═══ Provided entries
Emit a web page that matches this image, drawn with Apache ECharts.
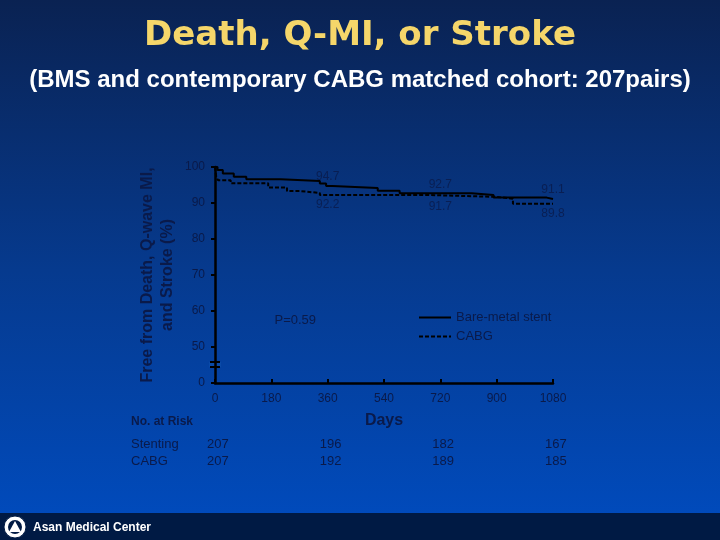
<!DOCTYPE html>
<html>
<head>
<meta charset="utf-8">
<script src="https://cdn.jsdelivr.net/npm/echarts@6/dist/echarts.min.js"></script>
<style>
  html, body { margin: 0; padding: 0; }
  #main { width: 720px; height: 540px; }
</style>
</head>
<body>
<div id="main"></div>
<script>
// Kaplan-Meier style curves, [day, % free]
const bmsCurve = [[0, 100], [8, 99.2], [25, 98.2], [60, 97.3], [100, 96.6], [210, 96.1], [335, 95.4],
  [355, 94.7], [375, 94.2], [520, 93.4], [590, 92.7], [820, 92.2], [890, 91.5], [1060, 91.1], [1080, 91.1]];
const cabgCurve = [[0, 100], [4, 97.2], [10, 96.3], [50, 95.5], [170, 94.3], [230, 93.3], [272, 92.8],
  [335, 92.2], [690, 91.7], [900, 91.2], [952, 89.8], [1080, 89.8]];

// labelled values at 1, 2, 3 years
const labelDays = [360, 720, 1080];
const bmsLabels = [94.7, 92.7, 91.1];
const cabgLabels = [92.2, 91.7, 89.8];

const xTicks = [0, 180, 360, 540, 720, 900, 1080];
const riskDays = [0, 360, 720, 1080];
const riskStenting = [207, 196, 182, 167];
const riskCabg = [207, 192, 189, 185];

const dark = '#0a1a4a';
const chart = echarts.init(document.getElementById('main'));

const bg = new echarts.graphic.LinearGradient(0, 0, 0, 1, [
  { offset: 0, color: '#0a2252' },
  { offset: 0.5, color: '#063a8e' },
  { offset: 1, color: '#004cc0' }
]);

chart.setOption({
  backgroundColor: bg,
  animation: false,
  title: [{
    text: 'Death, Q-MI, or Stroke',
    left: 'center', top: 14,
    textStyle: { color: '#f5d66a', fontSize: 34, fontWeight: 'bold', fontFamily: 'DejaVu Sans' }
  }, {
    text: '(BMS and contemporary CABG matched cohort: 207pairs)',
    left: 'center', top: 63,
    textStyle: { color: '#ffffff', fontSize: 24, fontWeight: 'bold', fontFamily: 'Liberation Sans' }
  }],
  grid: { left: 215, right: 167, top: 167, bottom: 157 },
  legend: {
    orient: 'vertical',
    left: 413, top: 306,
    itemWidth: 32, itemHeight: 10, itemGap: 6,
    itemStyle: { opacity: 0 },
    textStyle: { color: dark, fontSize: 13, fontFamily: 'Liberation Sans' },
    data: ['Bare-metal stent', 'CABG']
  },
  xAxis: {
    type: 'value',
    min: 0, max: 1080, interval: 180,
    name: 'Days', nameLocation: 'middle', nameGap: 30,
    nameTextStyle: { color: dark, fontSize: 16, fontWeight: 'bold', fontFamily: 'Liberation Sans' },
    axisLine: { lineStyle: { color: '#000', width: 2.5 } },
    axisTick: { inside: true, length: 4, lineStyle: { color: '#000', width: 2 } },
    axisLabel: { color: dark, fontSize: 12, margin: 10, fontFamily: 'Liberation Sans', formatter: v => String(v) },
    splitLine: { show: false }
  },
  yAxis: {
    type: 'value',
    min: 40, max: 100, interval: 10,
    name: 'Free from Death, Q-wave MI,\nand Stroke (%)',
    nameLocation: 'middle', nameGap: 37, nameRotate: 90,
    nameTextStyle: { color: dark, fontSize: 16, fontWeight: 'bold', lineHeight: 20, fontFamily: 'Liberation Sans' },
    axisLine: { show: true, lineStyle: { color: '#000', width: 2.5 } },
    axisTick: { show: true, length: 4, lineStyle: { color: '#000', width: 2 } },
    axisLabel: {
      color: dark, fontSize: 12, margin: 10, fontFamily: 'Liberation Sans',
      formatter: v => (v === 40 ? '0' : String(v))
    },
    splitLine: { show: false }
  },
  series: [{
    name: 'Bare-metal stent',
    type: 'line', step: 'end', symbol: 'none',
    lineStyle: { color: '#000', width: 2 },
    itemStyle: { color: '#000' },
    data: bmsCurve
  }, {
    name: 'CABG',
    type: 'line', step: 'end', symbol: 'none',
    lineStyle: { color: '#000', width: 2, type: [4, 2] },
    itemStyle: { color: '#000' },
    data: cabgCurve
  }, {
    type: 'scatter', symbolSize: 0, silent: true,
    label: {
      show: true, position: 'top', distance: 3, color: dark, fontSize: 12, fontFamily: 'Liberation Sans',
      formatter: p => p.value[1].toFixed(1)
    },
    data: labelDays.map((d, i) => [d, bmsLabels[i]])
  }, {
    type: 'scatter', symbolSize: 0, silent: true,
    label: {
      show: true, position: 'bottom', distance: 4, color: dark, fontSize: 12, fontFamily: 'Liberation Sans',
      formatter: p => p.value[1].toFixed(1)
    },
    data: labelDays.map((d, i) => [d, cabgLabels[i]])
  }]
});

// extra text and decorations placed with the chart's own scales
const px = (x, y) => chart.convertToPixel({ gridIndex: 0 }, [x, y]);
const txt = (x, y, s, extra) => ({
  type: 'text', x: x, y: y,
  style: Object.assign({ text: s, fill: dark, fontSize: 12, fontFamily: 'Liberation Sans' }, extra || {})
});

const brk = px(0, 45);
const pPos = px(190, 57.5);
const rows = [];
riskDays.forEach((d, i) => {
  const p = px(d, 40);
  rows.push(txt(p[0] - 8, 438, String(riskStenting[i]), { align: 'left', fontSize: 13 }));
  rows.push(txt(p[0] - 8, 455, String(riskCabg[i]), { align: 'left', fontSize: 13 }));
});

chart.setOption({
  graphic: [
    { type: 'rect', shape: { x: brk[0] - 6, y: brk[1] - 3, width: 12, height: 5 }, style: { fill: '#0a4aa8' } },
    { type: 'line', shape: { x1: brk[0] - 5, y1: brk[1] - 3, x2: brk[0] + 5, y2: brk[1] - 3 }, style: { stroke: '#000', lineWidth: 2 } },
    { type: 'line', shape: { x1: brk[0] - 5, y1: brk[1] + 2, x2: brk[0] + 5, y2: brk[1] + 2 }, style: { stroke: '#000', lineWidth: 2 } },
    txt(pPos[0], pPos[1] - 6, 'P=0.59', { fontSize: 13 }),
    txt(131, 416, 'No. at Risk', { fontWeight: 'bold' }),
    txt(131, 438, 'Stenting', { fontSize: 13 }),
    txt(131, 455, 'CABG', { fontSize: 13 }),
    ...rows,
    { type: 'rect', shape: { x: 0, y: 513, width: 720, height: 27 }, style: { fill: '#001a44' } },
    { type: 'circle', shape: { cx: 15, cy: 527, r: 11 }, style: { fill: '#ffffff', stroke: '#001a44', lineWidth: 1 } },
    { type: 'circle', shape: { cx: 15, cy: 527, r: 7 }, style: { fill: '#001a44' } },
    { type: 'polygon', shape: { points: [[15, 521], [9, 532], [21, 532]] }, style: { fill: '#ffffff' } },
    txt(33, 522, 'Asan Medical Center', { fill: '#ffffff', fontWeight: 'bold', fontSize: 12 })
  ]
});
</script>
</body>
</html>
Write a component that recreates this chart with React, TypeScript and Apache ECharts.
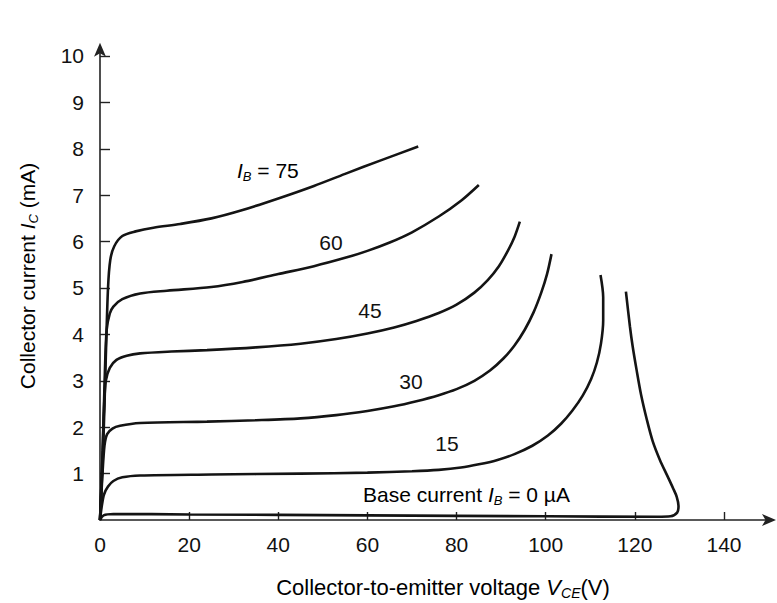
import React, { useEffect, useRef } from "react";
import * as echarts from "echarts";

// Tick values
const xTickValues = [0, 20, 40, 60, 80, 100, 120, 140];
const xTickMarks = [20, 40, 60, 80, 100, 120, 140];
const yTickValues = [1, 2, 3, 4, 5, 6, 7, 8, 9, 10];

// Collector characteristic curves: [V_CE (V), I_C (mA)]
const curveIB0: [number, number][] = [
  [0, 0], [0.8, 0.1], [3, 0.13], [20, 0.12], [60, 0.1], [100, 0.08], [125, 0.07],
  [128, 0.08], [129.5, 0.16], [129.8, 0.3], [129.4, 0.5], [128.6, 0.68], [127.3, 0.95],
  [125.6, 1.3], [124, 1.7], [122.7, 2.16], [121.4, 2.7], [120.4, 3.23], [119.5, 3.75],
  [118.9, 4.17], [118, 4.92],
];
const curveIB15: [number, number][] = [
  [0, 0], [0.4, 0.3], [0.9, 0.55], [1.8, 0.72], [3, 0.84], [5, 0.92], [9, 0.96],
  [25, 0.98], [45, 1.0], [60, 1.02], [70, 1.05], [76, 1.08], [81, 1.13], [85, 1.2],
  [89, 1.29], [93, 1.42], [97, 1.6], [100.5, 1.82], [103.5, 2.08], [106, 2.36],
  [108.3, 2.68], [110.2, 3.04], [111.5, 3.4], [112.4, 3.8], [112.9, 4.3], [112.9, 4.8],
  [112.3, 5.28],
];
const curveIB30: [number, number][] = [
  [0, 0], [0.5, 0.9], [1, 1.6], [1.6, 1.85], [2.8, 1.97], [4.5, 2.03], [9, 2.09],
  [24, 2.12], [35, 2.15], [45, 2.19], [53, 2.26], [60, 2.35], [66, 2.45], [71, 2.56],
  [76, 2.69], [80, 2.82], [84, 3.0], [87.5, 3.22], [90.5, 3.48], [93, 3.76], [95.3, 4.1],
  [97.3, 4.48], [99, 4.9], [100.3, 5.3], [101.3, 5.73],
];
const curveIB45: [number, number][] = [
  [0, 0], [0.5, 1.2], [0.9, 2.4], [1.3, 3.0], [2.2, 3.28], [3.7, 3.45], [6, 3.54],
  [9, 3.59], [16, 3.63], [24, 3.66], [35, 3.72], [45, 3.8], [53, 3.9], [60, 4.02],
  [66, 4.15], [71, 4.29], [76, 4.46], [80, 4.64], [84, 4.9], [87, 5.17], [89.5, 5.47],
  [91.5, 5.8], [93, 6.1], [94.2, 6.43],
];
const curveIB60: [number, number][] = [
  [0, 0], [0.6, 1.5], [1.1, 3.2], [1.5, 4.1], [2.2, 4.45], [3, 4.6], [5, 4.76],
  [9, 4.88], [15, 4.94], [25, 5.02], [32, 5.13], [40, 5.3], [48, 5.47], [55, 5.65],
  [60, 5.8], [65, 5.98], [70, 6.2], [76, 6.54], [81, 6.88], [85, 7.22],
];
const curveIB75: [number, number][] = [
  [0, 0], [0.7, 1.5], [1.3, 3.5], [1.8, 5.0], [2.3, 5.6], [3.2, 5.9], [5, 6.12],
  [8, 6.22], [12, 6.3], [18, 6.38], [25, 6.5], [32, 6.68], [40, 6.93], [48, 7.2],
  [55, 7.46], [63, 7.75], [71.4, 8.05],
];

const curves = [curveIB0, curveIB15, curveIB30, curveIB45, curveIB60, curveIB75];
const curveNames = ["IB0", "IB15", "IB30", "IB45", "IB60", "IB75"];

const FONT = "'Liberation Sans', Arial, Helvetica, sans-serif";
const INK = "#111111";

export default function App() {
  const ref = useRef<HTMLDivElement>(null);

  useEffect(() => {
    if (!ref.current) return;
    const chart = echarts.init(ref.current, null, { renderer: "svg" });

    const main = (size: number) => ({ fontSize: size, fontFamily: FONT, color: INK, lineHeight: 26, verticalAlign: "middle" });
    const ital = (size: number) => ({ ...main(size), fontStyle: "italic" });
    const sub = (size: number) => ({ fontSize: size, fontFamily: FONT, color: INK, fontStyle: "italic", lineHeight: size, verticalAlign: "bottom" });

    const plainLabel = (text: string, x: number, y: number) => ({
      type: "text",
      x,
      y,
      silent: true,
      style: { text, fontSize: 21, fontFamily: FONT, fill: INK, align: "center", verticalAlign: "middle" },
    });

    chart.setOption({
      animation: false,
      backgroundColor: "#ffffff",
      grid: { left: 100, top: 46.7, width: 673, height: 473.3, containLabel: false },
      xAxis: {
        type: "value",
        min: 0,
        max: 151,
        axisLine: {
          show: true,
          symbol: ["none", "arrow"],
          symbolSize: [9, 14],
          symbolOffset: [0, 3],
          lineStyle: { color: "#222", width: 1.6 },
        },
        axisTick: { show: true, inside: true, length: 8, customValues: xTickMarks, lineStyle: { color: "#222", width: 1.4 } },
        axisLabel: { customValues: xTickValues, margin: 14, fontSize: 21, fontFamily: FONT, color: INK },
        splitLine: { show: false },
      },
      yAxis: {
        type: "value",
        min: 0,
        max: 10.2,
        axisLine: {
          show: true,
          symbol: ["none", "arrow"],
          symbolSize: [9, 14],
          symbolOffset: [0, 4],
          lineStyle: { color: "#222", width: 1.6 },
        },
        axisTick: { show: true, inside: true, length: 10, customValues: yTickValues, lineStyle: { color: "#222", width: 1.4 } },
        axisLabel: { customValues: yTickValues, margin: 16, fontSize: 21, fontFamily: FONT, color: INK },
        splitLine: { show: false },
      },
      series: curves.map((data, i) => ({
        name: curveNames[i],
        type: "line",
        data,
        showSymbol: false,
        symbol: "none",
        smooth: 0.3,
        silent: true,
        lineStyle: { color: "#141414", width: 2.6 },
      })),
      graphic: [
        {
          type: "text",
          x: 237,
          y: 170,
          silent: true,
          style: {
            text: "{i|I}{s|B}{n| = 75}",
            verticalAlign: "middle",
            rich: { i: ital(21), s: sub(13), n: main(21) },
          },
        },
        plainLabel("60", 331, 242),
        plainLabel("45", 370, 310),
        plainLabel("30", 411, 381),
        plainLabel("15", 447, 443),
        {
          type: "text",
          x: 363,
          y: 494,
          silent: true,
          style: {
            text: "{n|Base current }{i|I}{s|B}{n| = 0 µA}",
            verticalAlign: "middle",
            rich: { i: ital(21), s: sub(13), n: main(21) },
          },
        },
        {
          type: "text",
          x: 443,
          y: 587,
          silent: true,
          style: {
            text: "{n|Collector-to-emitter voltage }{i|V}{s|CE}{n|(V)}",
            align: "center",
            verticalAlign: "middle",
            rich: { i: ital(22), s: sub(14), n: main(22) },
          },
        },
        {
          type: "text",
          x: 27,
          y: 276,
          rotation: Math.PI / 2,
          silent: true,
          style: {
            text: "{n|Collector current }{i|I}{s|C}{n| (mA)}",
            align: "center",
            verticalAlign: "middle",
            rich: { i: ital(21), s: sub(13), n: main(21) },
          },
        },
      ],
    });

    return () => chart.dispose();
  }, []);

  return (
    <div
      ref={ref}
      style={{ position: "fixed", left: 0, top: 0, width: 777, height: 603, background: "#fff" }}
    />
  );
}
══════
#### Requirements
Transcribe only the lines above that start at the line containing "Write a component" and end at the line containing "7, 8, 9, 10];". Omit pictures.

#### The completed task
Write a component that recreates this chart with React, TypeScript and Apache ECharts.
import React, { useEffect, useRef } from "react";
import * as echarts from "echarts";

// Tick values
const xTickValues = [0, 20, 40, 60, 80, 100, 120, 140];
const xTickMarks = [20, 40, 60, 80, 100, 120, 140];
const yTickValues = [1, 2, 3, 4, 5, 6, 7, 8, 9, 10];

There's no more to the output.